The Poison Joke kicks in, turning us all into horrifying monsters. We defeat Jackie Chan, but now we're all horrifying monsters.
I say.. unless we are too large to fit somewhere or some other unforseeable pitfall, THIS IS AWESOME! Unfortunately as we continue we reach a room where the walls are all plated in diamond and the only way to openings are tiny pipe openings and a small vent sized crawl space that our massive, strange, and unthinkable monster bodies can not fit through. Also as we contemplate the door into this room slams shut and the floor begins to slowly flood with water.
We breath fire at a temperature of 1500°F, boiling away the water and reducing the diamond walls to nothing. Moving on, we find ourselves facing seven hundred spiders, each as large as a Mack truck.
Luckily, we stay clam and realize the spiders are as scared of us as we are of them. They all scurry off. Unfortunately, they leave behind a maze of spider's webs and giant fly husks that we must now navigate.
We use our ESP given to use by the poison joke to navigate the maze with ease, but now Jackie Chan is back after receiving cyborg augmentations to replace his mortally wounded body parts and training at the top of Mount Everest for 15 years!
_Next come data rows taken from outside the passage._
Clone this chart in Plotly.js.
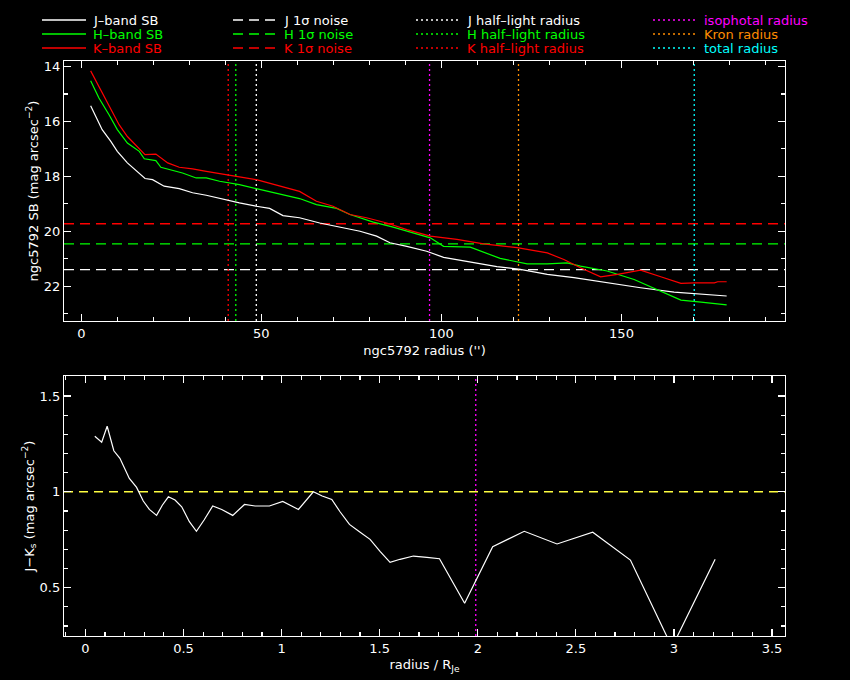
<!DOCTYPE html>
<html>
<head>
<meta charset="utf-8">
<script src="https://cdn.plot.ly/plotly-3.0.1.min.js"></script>
<style>
  body { margin: 0; background: #000; }
  #chart { width: 850px; height: 680px; }
</style>
</head>
<body>
<div id="chart"></div>
<script>
// surface brightness profiles (radius in arcsec, SB in mag arcsec^-2)
const J_RADIUS = [2.6, 5.8, 8.2, 10, 12.8, 15.6, 17.7, 19.8, 23, 27.2, 30.9, 34.7, 38.4, 43.9, 48.6, 52.3, 56, 60.6, 66.2, 71.8, 77.4, 82, 85.7, 90.4, 95.9, 100.6, 108.9, 115.4, 121.9, 129.4, 136.8, 146, 155.3, 164.6, 172.1, 179.2];
const J_SB = [15.43, 16.3, 16.73, 17.09, 17.51, 17.82, 18.08, 18.12, 18.36, 18.45, 18.6, 18.69, 18.81, 18.97, 19.09, 19.17, 19.43, 19.51, 19.7, 19.86, 20.0, 20.18, 20.42, 20.55, 20.73, 20.95, 21.15, 21.29, 21.39, 21.57, 21.69, 21.88, 22.06, 22.22, 22.3, 22.36];

const H_RADIUS = [2.6, 4.9, 7.7, 10, 12.8, 16.1, 17.5, 20.7, 22.1, 25.3, 28.1, 31.9, 34.7, 38.4, 43.9, 48.6, 56, 60.6, 65.3, 70.9, 74.6, 81.1, 86.6, 92.2, 96.9, 100.6, 108, 116.3, 123.8, 129.4, 134.9, 138.6, 146, 153.5, 160.9, 166.5, 172.1, 179.2];
const H_SB = [14.52, 15.15, 15.76, 16.3, 16.79, 17.09, 17.36, 17.43, 17.67, 17.79, 17.88, 18.06, 18.06, 18.18, 18.3, 18.45, 18.67, 18.81, 19.03, 19.17, 19.39, 19.67, 19.85, 20.06, 20.24, 20.55, 20.58, 20.99, 21.19, 21.19, 21.15, 21.27, 21.45, 21.76, 22.18, 22.51, 22.58, 22.68];

const K_RADIUS = [2.6, 4.9, 7.7, 10.5, 12.8, 15.6, 17.7, 20.7, 21.6, 24, 27.2, 30.9, 34.7, 38.4, 43.9, 48.6, 56, 60.6, 65.3, 69.9, 74.6, 79.2, 84.8, 90.4, 96.9, 104.3, 111.7, 121, 129.4, 134, 138.6, 144.2, 148.9, 155.3, 160.9, 166.5, 170.2, 175.8, 176.7, 179.2];
const K_SB = [14.16, 14.73, 15.39, 16.12, 16.55, 16.91, 17.21, 17.19, 17.27, 17.51, 17.67, 17.73, 17.82, 17.91, 18.02, 18.12, 18.4, 18.55, 18.91, 19.09, 19.39, 19.51, 19.7, 19.94, 20.18, 20.3, 20.46, 20.6, 20.79, 21.03, 21.33, 21.66, 21.57, 21.42, 21.66, 21.9, 21.88, 21.88, 21.84, 21.84];

// 1 sigma noise levels and characteristic radii
const NOISE = { J: 21.4, H: 20.46, K: 19.73 };
const HALF_LIGHT = { J: 48.6, H: 42.9, K: 40.8 };
const ISO_RADIUS = 96.7;
const KRON_RADIUS = 121.4;
const TOTAL_RADIUS = 170.2;

// J-Ks colour profile vs radius / R_Je
const COLOR_RADIUS = [0.048, 0.083, 0.111, 0.145, 0.176, 0.224, 0.261, 0.295, 0.326, 0.363, 0.392, 0.423, 0.457, 0.491, 0.530, 0.566, 0.605, 0.649, 0.695, 0.751, 0.811, 0.865, 0.938, 1.006, 1.086, 1.162, 1.207, 1.256, 1.298, 1.346, 1.397, 1.451, 1.503, 1.553, 1.604, 1.672, 1.741, 1.805, 1.933, 2.076, 2.237, 2.404, 2.586, 2.778, 2.99, 3.21];
const COLOR_JK = [1.29, 1.259, 1.342, 1.214, 1.175, 1.07, 1.023, 0.952, 0.908, 0.877, 0.93, 0.974, 0.957, 0.922, 0.844, 0.794, 0.853, 0.926, 0.908, 0.877, 0.934, 0.926, 0.926, 0.95, 0.908, 1.0, 0.978, 0.96, 0.896, 0.83, 0.792, 0.752, 0.688, 0.632, 0.648, 0.665, 0.658, 0.651, 0.419, 0.714, 0.794, 0.728, 0.789, 0.644, 0.19, 0.648];
const COLOR_REF = 1.0;

const R_RANGE = [-4.8, 195.4];
const SB_RANGE = [23.27, 13.8];
const RN_RANGE = [-0.109, 3.566];
const JK_RANGE = [0.248, 1.604];

const WHITE = '#ffffff', GREEN = '#00ff00', RED = '#ff0000';
const MAGENTA = '#ff00ff', ORANGE = '#ff8c00', CYAN = '#00ffff', YELLOW = '#ffff40';
const DASH = '10px,6px';
const DOT = '2px,3px';
const FONT = 'DejaVu Sans, sans-serif';

function vline(x, yr, color, xa, ya) {
    return { x: [x, x], y: yr, xaxis: xa, yaxis: ya, mode: 'lines',
        line: { color: color, width: 1.3, dash: DOT }, hoverinfo: 'skip', showlegend: false };
}
function hline(y, xr, color, dash, xa, ya) {
    return { x: xr, y: [y, y], xaxis: xa, yaxis: ya, mode: 'lines',
        line: { color: color, width: 1.4, dash: dash }, hoverinfo: 'skip', showlegend: false };
}
function profile(x, y, color) {
    return { x: x, y: y, xaxis: 'x', yaxis: 'y', mode: 'lines',
        line: { color: color, width: 1.2, shape: 'linear' }, showlegend: false };
}

const traces = [
    hline(NOISE.J, R_RANGE, WHITE, DASH, 'x', 'y'),
    hline(NOISE.H, R_RANGE, GREEN, DASH, 'x', 'y'),
    hline(NOISE.K, R_RANGE, RED, DASH, 'x', 'y'),
    vline(HALF_LIGHT.K, SB_RANGE, RED, 'x', 'y'),
    vline(HALF_LIGHT.H, SB_RANGE, GREEN, 'x', 'y'),
    vline(HALF_LIGHT.J, SB_RANGE, WHITE, 'x', 'y'),
    vline(ISO_RADIUS, SB_RANGE, MAGENTA, 'x', 'y'),
    vline(KRON_RADIUS, SB_RANGE, ORANGE, 'x', 'y'),
    vline(TOTAL_RADIUS, SB_RANGE, CYAN, 'x', 'y'),
    profile(J_RADIUS, J_SB, WHITE),
    profile(H_RADIUS, H_SB, GREEN),
    profile(K_RADIUS, K_SB, RED),
    hline(COLOR_REF, RN_RANGE, YELLOW, '9px,6px', 'x2', 'y2'),
    vline(ISO_RADIUS / HALF_LIGHT.J, JK_RANGE, MAGENTA, 'x2', 'y2'),
    { x: COLOR_RADIUS, y: COLOR_JK, xaxis: 'x2', yaxis: 'y2', mode: 'lines',
      line: { color: WHITE, width: 1.2 }, showlegend: false }
];

// key drawn in the top margin, 3 rows x 4 columns
const KEY_LABELS = [
    ['J\u2013band SB', 'H\u2013band SB', 'K\u2013band SB'],
    ['J 1\u03c3 noise', 'H 1\u03c3 noise', 'K 1\u03c3 noise'],
    ['J half\u2013light radius', 'H half\u2013light radius', 'K half\u2013light radius'],
    ['isophotal radius', 'Kron radius', 'total radius']
];
const KEY_COLORS = [
    [WHITE, GREEN, RED], [WHITE, GREEN, RED], [WHITE, GREEN, RED], [MAGENTA, ORANGE, CYAN]
];
const KEY_DASH = ['solid', DASH, DOT, DOT];

const W = 850, H = 680;
const M = { l: 64, r: 65, t: 61, b: 44 };
const px2x = p => (p - M.l) / (W - M.l - M.r);
const px2y = p => (H - M.b - p) / (H - M.t - M.b);

const keyCols = [42, 233, 416, 653];
const keyRows = [20, 34, 48];
const shapes = [];
const annotations = [];
keyCols.forEach((cx, c) => {
    keyRows.forEach((ry, r) => {
        shapes.push({ type: 'line', xref: 'paper', yref: 'paper',
            x0: px2x(cx), x1: px2x(cx + 44), y0: px2y(ry), y1: px2y(ry),
            line: { color: KEY_COLORS[c][r], width: 1.4, dash: KEY_DASH[c] } });
        annotations.push({ xref: 'paper', yref: 'paper', x: px2x(cx + 49), y: px2y(ry),
            xanchor: 'left', yanchor: 'middle', showarrow: false, text: KEY_LABELS[c][r],
            font: { family: FONT, size: 13, color: KEY_COLORS[c][r] } });
    });
});

const axisBase = {
    showgrid: false, zeroline: false, showline: true, linecolor: WHITE, linewidth: 1.2,
    mirror: 'ticks', ticks: 'inside', ticklen: 7, tickwidth: 1.2, tickcolor: WHITE,
    tickfont: { family: FONT, size: 13, color: WHITE },
    minor: { ticks: 'inside', ticklen: 4, tickwidth: 1.2, tickcolor: WHITE }
};
const titleFont = { family: FONT, size: 13, color: WHITE };

const layout = {
    width: W, height: H, margin: M,
    paper_bgcolor: '#000', plot_bgcolor: '#000',
    showlegend: false,
    xaxis: Object.assign({}, axisBase, {
        domain: [0, 1], anchor: 'y', range: R_RANGE, tick0: 0, dtick: 50,
        minor: Object.assign({}, axisBase.minor, { dtick: 10 }),
        title: { text: "ngc5792 radius ('')", font: titleFont, standoff: 6 }
    }),
    yaxis: Object.assign({}, axisBase, {
        domain: [px2y(321), 1], anchor: 'x', range: SB_RANGE, tick0: 0, dtick: 2,
        minor: Object.assign({}, axisBase.minor, { dtick: 1 }),
        title: { text: 'ngc5792 SB (mag arcsec<sup>\u22122</sup>)', font: titleFont, standoff: 2 }
    }),
    xaxis2: Object.assign({}, axisBase, {
        domain: [0, 1], anchor: 'y2', range: RN_RANGE, tick0: 0, dtick: 0.5,
        minor: Object.assign({}, axisBase.minor, { dtick: 0.1 }),
        title: { text: 'radius / R<sub>Je</sub>', font: titleFont, standoff: 5 }
    }),
    yaxis2: Object.assign({}, axisBase, {
        domain: [0, px2y(376)], anchor: 'x2', range: JK_RANGE, tick0: 0, dtick: 0.5,
        minor: Object.assign({}, axisBase.minor, { dtick: 0.1 }),
        title: { text: 'J\u2212K<sub>s</sub> (mag arcsec<sup>\u22122</sup>)', font: titleFont, standoff: 2 }
    }),
    shapes: shapes,
    annotations: annotations
};

Plotly.newPlot('chart', traces, layout, { staticPlot: true, displayModeBar: false });
</script>
</body>
</html>
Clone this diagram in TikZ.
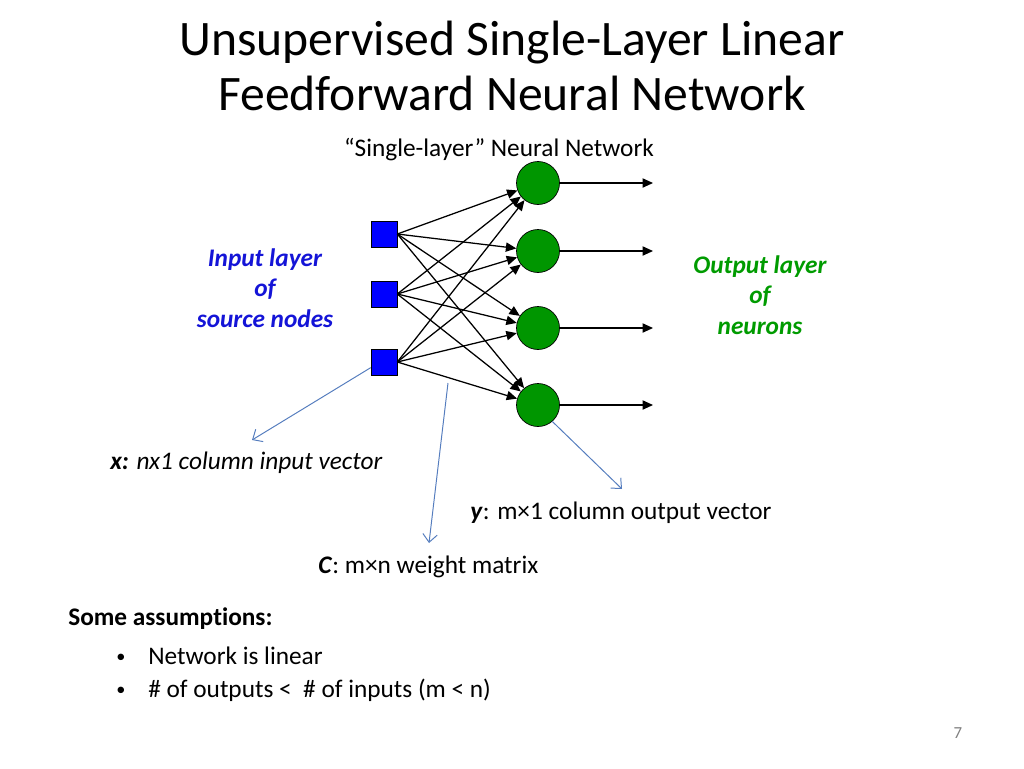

He throws a bucket of poison joke antidote at us, reverting us back to normal!
We calmly inform Jackie Chan that we've been in the building for less than five hours, and he therefore could not possibly have been training for fifteen years. He quickly disappears in a puff of logic. Advancing further into the bank, we get caught in a time loop! Advancing further into the bank, we get caught in a time loop! Advancing further into the bank, we get caught in a time loop! Advancing further into the bank, we get caught in a time loop! Advancing further into the bank, we get caught in a time loop! Advancing further into the bank, we get caught in a time loop!
After looping 2,045,968,098 times, we finally notice we're looping! One of us opens up a portal to another universe where everything is the same, but the time loop did not occur! But now we see our alternate selves trying to break into the bank!
We join them, thus doubling our manpower and resources. If we can't trust us, who can we trust? We walk down a hall that slopes downhill. Suddenly, a giant boulder starts rolling after us!
The corpses of the ones those who couldn't keep up slowed it down, allowing for us to survive! Survival of the fittest! Suddenly, Time Cop Shia Labeouf appears, and is here to arrest us for enter the alternate timeline!